Service Announces Draft Economic Analysis and Draft Environmental Assessment for the Gunnison Sage-Grouse
For Immediate Release
September 18, 2013
Public comment period reopened until October 19, 2013
DENVER – The U.S. Fish and Wildlife Service announced today the availability of a draft economic analysis and draft environmental assessment on a proposal to designate 1.7 million acres of critical habitat for the Gunnison sage-grouse (Centrocercus minimus) in southwestern Colorado and southeastern Utah. The Service is reopening until October 19, 2013, the public comment period on the proposal to list the species under the Endangered Species Act (ESA) and designate critical habitat.
The economic analysis estimates the economic impacts of Gunnison sage-grouse conservation efforts associated with livestock grazing, agriculture and water management, mineral and fossil fuel extraction, residential and related development, renewable energy development, recreation, and transportation activities. Only areas that contain habitat essential to the conservation of the species and where the benefits of this habitat outweigh potential economic impacts will be included in the final designation. The Service will use the draft environmental assessment to help decide whether critical habitat will be designated as proposed, if the proposed action requires refinement, or if further analysis is needed through preparation of an environmental impact statement.
“Thanks to collaborative conservation efforts, the largest Gunnison sage-grouse population has remained relatively stable over the past 12 years,” said the Service’s Mountain-Prairie Regional Director Noreen Walsh. “However, work needs to continue to stabilize the other remaining populations and to address threats throughout the bird’s range, particularly habitat fragmentation.”

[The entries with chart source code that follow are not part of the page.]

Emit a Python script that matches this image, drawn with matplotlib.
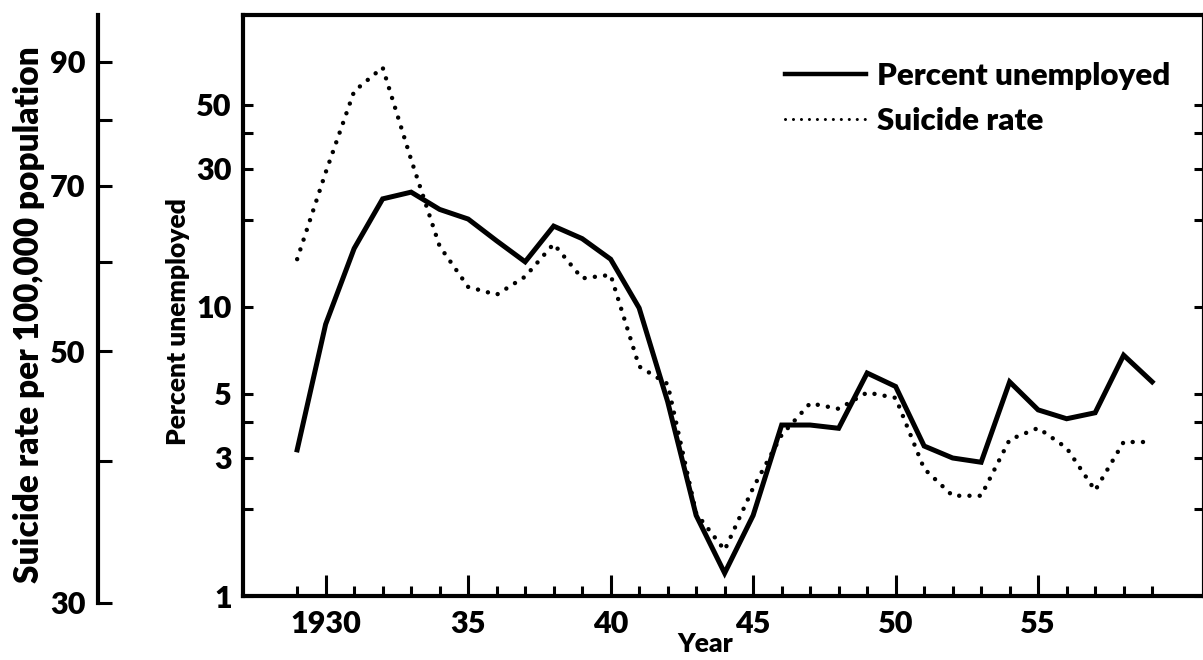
import matplotlib.pyplot as plt
from matplotlib.ticker import FixedLocator, NullFormatter
from matplotlib.lines import Line2D

years = list(range(1929, 1960))
unemployed = [3.2, 8.7, 15.9, 23.6, 24.9, 21.7, 20.1, 16.9, 14.3, 19.0,
              17.2, 14.6, 9.9, 4.7, 1.9, 1.2, 1.9, 3.9, 3.9, 3.8,
              5.9, 5.3, 3.3, 3.0, 2.9, 5.5, 4.4, 4.1, 4.3, 6.8, 5.5]
suicide = [60.3, 71.9, 84.8, 89.0, 73.8, 61.9, 57.0, 56.1, 58.2, 62.2,
           58.0, 58.4, 48.5, 46.8, 36.0, 33.4, 37.9, 42.2, 45.0, 44.5,
           46.0, 45.5, 39.4, 37.3, 37.3, 41.8, 42.8, 41.1, 37.7, 41.6, 41.6]

year_ticks = [1930, 1935, 1940, 1945, 1950, 1955]
year_labels = ['1930', '35', '40', '45', '50', '55']
pct_ticks = [1, 3, 5, 10, 30, 50]
pct_minor = [2, 4, 20, 40]
sui_ticks = [30, 50, 70, 90]
sui_minor = [40, 60, 80]

plt.rcParams['font.family'] = ['Lato', 'DejaVu Sans']
plt.rcParams['font.weight'] = 'heavy'
plt.rcParams['axes.labelweight'] = 'heavy'

W, H = 1203, 660
fig = plt.figure(figsize=(W / 100, H / 100), dpi=100)

# main axes (percent unemployed), right spine falls just outside the image
left, right, top, bottom = 243, 1204, 15, 596
ax = fig.add_axes([left / W, (H - bottom) / H, (right - left) / W, (bottom - top) / H])
# overlay axes for suicide rate, its left spine pushed out to the far left
sb = 603
ax2 = fig.add_axes([left / W, (H - sb) / H, (right - left) / W, (sb - top) / H])
ax2.patch.set_alpha(0)

xlim = (1927.1, 1960.82)
lw_sp = 3.0
tick_fs = 22

ax.set_xlim(*xlim)
ax.set_yscale('log')
ax.set_ylim(1, 102)
ax.plot(years, unemployed, color='black', lw=3.6, solid_joinstyle='miter')

ax2.set_xlim(*xlim)
ax2.set_yscale('log')
ax2.set_ylim(30, 99)
ax2.plot(years, suicide, color='black', lw=3.2,
         linestyle=(0, (0.01, 2.3)), dash_capstyle='round')

for s in ax.spines.values():
    s.set_linewidth(lw_sp)
ax.set_xticks(year_ticks, labels=year_labels)
ax.xaxis.set_minor_locator(FixedLocator([y for y in years if y not in year_ticks]))
ax.tick_params(axis='x', which='major', direction='in', length=15, width=2.2,
               labelsize=tick_fs, pad=10, top=False)
ax.tick_params(axis='x', which='minor', direction='in', length=7.2, width=2.2, top=False)

ax.set_yticks(pct_ticks, labels=[str(t) for t in pct_ticks])
ax.yaxis.set_minor_locator(FixedLocator(pct_minor))
ax.yaxis.set_minor_formatter(NullFormatter())
ax.tick_params(axis='y', which='both', direction='in', length=7.5, width=2.2,
               labelsize=tick_fs, pad=8, right=True)

ax.set_xlabel('Year', fontsize=19)
ax.xaxis.set_label_coords((705 - left) / (right - left), (bottom - 632) / (bottom - top))
ax.set_ylabel('Percent unemployed', fontsize=19)
ax.yaxis.set_label_coords((190 - left) / (right - left), (bottom - 322) / (bottom - top))

# suicide axis
for k in ['right', 'top', 'bottom']:
    ax2.spines[k].set_visible(False)
ax2.spines['left'].set_position(('outward', (left - 98) * 0.72))
ax2.spines['left'].set_linewidth(lw_sp)
ax2.set_xticks([])
ax2.set_yticks(sui_ticks, labels=[str(t) for t in sui_ticks])
ax2.yaxis.set_minor_locator(FixedLocator(sui_minor))
ax2.yaxis.set_minor_formatter(NullFormatter())
ax2.tick_params(axis='y', which='both', direction='in', length=10, width=2.2,
                labelsize=tick_fs, pad=9)
ax2.set_ylabel('Suicide rate per 100,000 population', fontsize=24)
ax2.yaxis.set_label_coords((45 - left) / (right - left), (sb - 315) / (sb - top))

handles = [Line2D([], [], color='black', lw=3.2),
           Line2D([], [], color='black', lw=2.2, linestyle=(0, (0.01, 2.6)),
                  dash_capstyle='round')]
fig.legend(handles, ['Percent unemployed', 'Suicide rate'], loc='upper left',
           bbox_to_anchor=(785 / W, 1 - 62 / H), frameon=False, fontsize=22.5,
           handlelength=2.6, handletextpad=0.35, labelspacing=0.55,
           borderaxespad=0, borderpad=0)

fig.savefig('out.png', dpi=100)
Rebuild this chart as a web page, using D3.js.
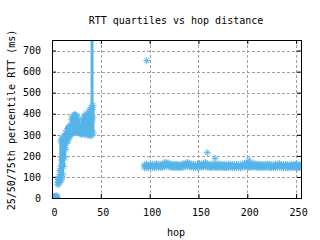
<!DOCTYPE html>
<html>
<head>
<meta charset="utf-8">
<script src="https://cdn.jsdelivr.net/npm/d3@7"></script>
<style>
  body { margin: 0; background: #fff; }
  text { font-family: "DejaVu Sans Mono", monospace; font-size: 10px; fill: #000; }
</style>
</head>
<body>
<div id="chart"></div>
<script>
// near hops (1..42), quartiles in ms
var nearHops = [1,2,3,4,5,6,7,8,9,10,11,12,13,14,15,16,17,18,19,20,21,22,23,24,25,26,27,28,29,30,31,32,33,34,35,36,37,38,39,40,41,42];
var nearQ25 = [0,0,0,1,1,62,70,75,85,90,110,150,190,230,260,270,280,290,300,305,310,310,315,315,310,315,310,310,305,305,305,310,300,305,310,300,305,300,295,300,300,310];
var nearQ50 = [2,2,3,3,4,75,85,100,150,180,210,240,260,275,285,295,300,305,315,320,330,335,340,345,340,335,330,325,320,320,325,330,320,325,335,330,340,345,350,360,420,380];
var nearQ75 = [5,6,8,8,10,90,100,130,270,280,285,290,300,305,320,330,335,340,350,375,385,390,395,395,390,380,370,350,340,345,375,355,390,350,400,380,395,410,420,430,900,440];

// far hops (95..255, every 2nd hop)
var farHops = [95,97,99,101,103,105,107,109,111,113,115,117,119,121,123,125,127,129,131,133,
  135,137,139,141,143,145,147,149,151,153,155,157,159,161,163,165,167,169,171,173,
  175,177,179,181,183,185,187,189,191,193,195,197,199,201,203,205,207,209,211,213,
  215,217,219,221,223,225,227,229,231,233,235,237,239,241,243,245,247,249,251,253,255];
var farQ25 = [143,145,144,146,145,144,147,145,144,146,149,151,148,147,145,144,146,145,143,145,
  147,150,151,148,146,145,144,146,147,145,149,151,146,145,144,146,145,144,146,145,
  144,145,143,145,146,144,143,145,144,143,146,148,149,146,145,147,148,146,144,145,
  145,144,145,146,145,144,143,145,146,147,144,143,145,144,143,145,144,145,143,144,144];
var farQ50 = [151,152,150,153,152,151,154,152,151,153,157,159,156,154,152,151,153,152,150,152,
  154,157,158,155,153,152,151,153,154,152,156,158,153,152,151,153,152,151,153,152,
  151,152,150,152,153,151,150,152,151,150,153,155,156,153,152,154,155,153,151,152,
  152,151,152,153,152,151,150,152,153,154,151,150,152,151,150,152,151,152,150,151,151];
var farQ75 = [158,160,157,161,159,158,163,160,158,161,166,170,165,162,160,158,161,159,157,160,
  162,166,168,163,161,160,158,161,163,160,165,168,161,160,158,161,160,158,161,160,
  158,160,157,159,161,158,157,160,158,157,161,164,166,161,160,162,164,161,158,160,
  160,158,160,161,160,158,157,160,161,163,159,157,160,158,157,160,158,160,157,158,158];

// single outlying quartiles
var outHops = [97, 159, 167, 202, 256];
var outRtt = [652, 215, 188, 180, 150];

var xTicks = [0, 50, 100, 150, 200, 250];
var yTicks = [0, 100, 200, 300, 400, 500, 600, 700];

var W = 320, H = 240;
var pL = 52, pR = 301, pT = 40, pB = 198;
var color = "#56b4e9";

var svg = d3.select("#chart").append("svg")
  .attr("width", W)
  .attr("height", H);

var x = d3.scaleLinear().domain([0, 255]).range([pL, pR]);
var y = d3.scaleLinear().domain([0, 750]).range([pB, pT]);

// grid
svg.append("g").selectAll("line")
  .data(xTicks.slice(1))
  .enter().append("line")
  .attr("x1", d => Math.round(x(d)) + 0.5).attr("x2", d => Math.round(x(d)) + 0.5)
  .attr("y1", pT).attr("y2", pB)
  .attr("stroke", "#a0a0a0").attr("stroke-dasharray", "3,2");
svg.append("g").selectAll("line")
  .data(yTicks.slice(1))
  .enter().append("line")
  .attr("y1", d => Math.round(y(d)) + 0.5).attr("y2", d => Math.round(y(d)) + 0.5)
  .attr("x1", pL).attr("x2", pR)
  .attr("stroke", "#a0a0a0").attr("stroke-dasharray", "3,2");

// axes (ticks inward, mirrored)
var xAxis = svg.append("g").attr("transform", "translate(0," + pB + ")")
  .call(d3.axisBottom(x).tickValues(xTicks).tickSizeInner(-4).tickSizeOuter(0).tickPadding(11));
svg.append("g").attr("transform", "translate(0," + pT + ")")
  .call(d3.axisTop(x).tickValues(xTicks).tickSizeInner(-4).tickSizeOuter(0).tickFormat(""));
svg.append("g").attr("transform", "translate(" + pL + ",0)")
  .call(d3.axisLeft(y).tickValues(yTicks).tickSizeInner(-4).tickSizeOuter(0).tickPadding(11));
svg.append("g").attr("transform", "translate(" + pR + ",0)")
  .call(d3.axisRight(y).tickValues(yTicks).tickSizeInner(-4).tickSizeOuter(0).tickFormat(""));
svg.selectAll(".domain").remove();
svg.selectAll(".tick line").attr("stroke", "#000");
svg.selectAll(".tick text").attr("font-family", "DejaVu Sans Mono").attr("font-size", 10);
xAxis.selectAll(".tick text").attr("dx", 2);

// clip
svg.append("clipPath").attr("id", "clip").append("rect")
  .attr("x", pL).attr("y", pT).attr("width", pR - pL).attr("height", pB - pT);
var plot = svg.append("g").attr("clip-path", "url(#clip)");

var star = "M-3.5,0H3.5M0,-3.5V3.5M-2.5,-2.5L2.5,2.5M-2.5,2.5L2.5,-2.5";

function drawSet(hops, q25, q50, q75) {
  plot.append("g").selectAll("line")
    .data(hops)
    .enter().append("line")
    .attr("x1", d => x(d)).attr("x2", d => x(d))
    .attr("y1", (d, i) => y(q25[i])).attr("y2", (d, i) => y(q75[i]))
    .attr("stroke", color).attr("stroke-width", 3);
  [q25, q50, q75].forEach(function (q) {
    plot.append("g").selectAll("path")
      .data(hops)
      .enter().append("path")
      .attr("d", star)
      .attr("transform", (d, i) => "translate(" + x(d) + "," + y(q[i]) + ")")
      .attr("fill", "none").attr("stroke", color).attr("stroke-width", 1);
  });
}
drawSet(nearHops, nearQ25, nearQ50, nearQ75);
drawSet(farHops, farQ25, farQ50, farQ75);

plot.append("g").selectAll("path")
  .data(outHops)
  .enter().append("path")
  .attr("d", star)
  .attr("transform", (d, i) => "translate(" + x(d) + "," + y(outRtt[i]) + ")")
  .attr("fill", "none").attr("stroke", color).attr("stroke-width", 1);

// border
svg.append("rect")
  .attr("x", pL + 0.5).attr("y", pT + 0.5)
  .attr("width", pR - pL).attr("height", pB - pT)
  .attr("fill", "none").attr("stroke", "#000");

// titles
svg.append("text").attr("x", 176).attr("y", 24).attr("text-anchor", "middle")
  .text("RTT quartiles vs hop distance");
svg.append("text").attr("x", 176).attr("y", 236).attr("text-anchor", "middle")
  .text("hop");
svg.append("text")
  .attr("transform", "translate(15,120) rotate(-90)")
  .attr("text-anchor", "middle")
  .text("25/50/75th percentile RTT (ms)");
</script>
</body>
</html>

Gunnison County, Colorado, is committed to conservation of Gunnison sage-grouse and its habitat. Likewise, Federal agencies have completed a candidate conservation agreement in the Gunnison Basin; a number of private landowners are currently enrolled in voluntary conservation agreements; and a portion of private lands are in conservation easements that help conserve Gunnison sage-grouse. Combined, these conservation tools protect, at some level, the majority of occupied habitat in the Gunnison Basin. Perhaps the greatest need and challenge is to expand the suite of conservation efforts completed and underway in the Gunnison Basin to other areas across the species’ range.